• fugawe09
    191
    In San Francisco, they are considering renaming 40 schools that reference historical figures which have been declared controversial. Some, like Junipero Serra and Thomas Jefferson were maybe predictable, others like Abe Lincoln and John Muir less so (said to have had non-modern views of Native Americans), while others like James Garfield have become relatively obscure characters today.

    It got me thinking about all the buildings named for people at Davis and how likely most passersby know nothing about the namesakes. Some have a plaque with a couple sentences, others have nothing. As best I can tell, most buildings start with fairly boring names like "Chemistry" or "Agriculture" and historically were named for founding department heads, notable professors, or administrators - sometimes this was right after construction, other times, as in Rock Hall (Chem 194), this was decades later. Most of these were decided at some point after the namesake's death or at least retirement. This seemed to change around the time of Mondavi Center, with naming shifting to honor donors who in some cases were still alive (Giedts and Schalls). Perhaps for lack of donors, suitable namesakes, or just to avoid controversy, the newest dorm buildings at Tercero are all just named for species of trees.

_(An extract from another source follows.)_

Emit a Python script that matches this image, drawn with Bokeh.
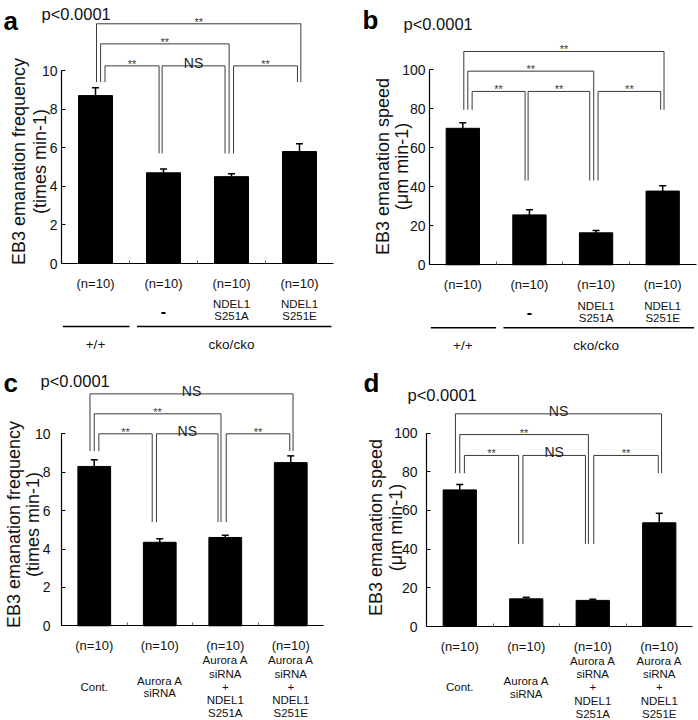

    It got me thinking about some of the old buildings on campus that I didn't know much about. I looked up Wickson and Hunt - they lived from mid-1800s to 1920s, and were the leading authorities on plant science at the time. They were founders of the school of agriculture and helped select the site of the university farm. Important characters that probably few waiting at the MU bus terminal would know much about, though I bet the San Francisco school board would find something offensive about them. To my knowledge, the only named place that has had real controversy around it is Putah Creek, "putah" being a Native American word for river, but coincidentally sounding a lot like an insulting word in Spanish, and some debate about whether the Spanish map makers named the creek because that's what the Native Americans called it, whether they were getting a chuckle insulting the Native Americans, or a little of both.

    Anybody have any interesting stories about building namesakes? There may be a few here who had classes with Roessler or maybe even Kleiber.
  • zythe
    109
    As an entering freshman I was instructed by upperclassmen that I should refer to Putah Creek as Poopoo Creek.
  • fugawe09
    191
    Well, they wouldn't have been wrong! The part through the arboretum is more a dammed off retention pond than creek and the equestrian center used to wash their byproducts into the water, so it was pretty foul in the more stagnant spots. Over the past 5 years, they've been building a pump and filter system to clean up the water.
  • Russ Bowlus
    337
    The downtown end of the "creek" is really nice now, actually. Amazing what a little clean up and oxygenation will do for you.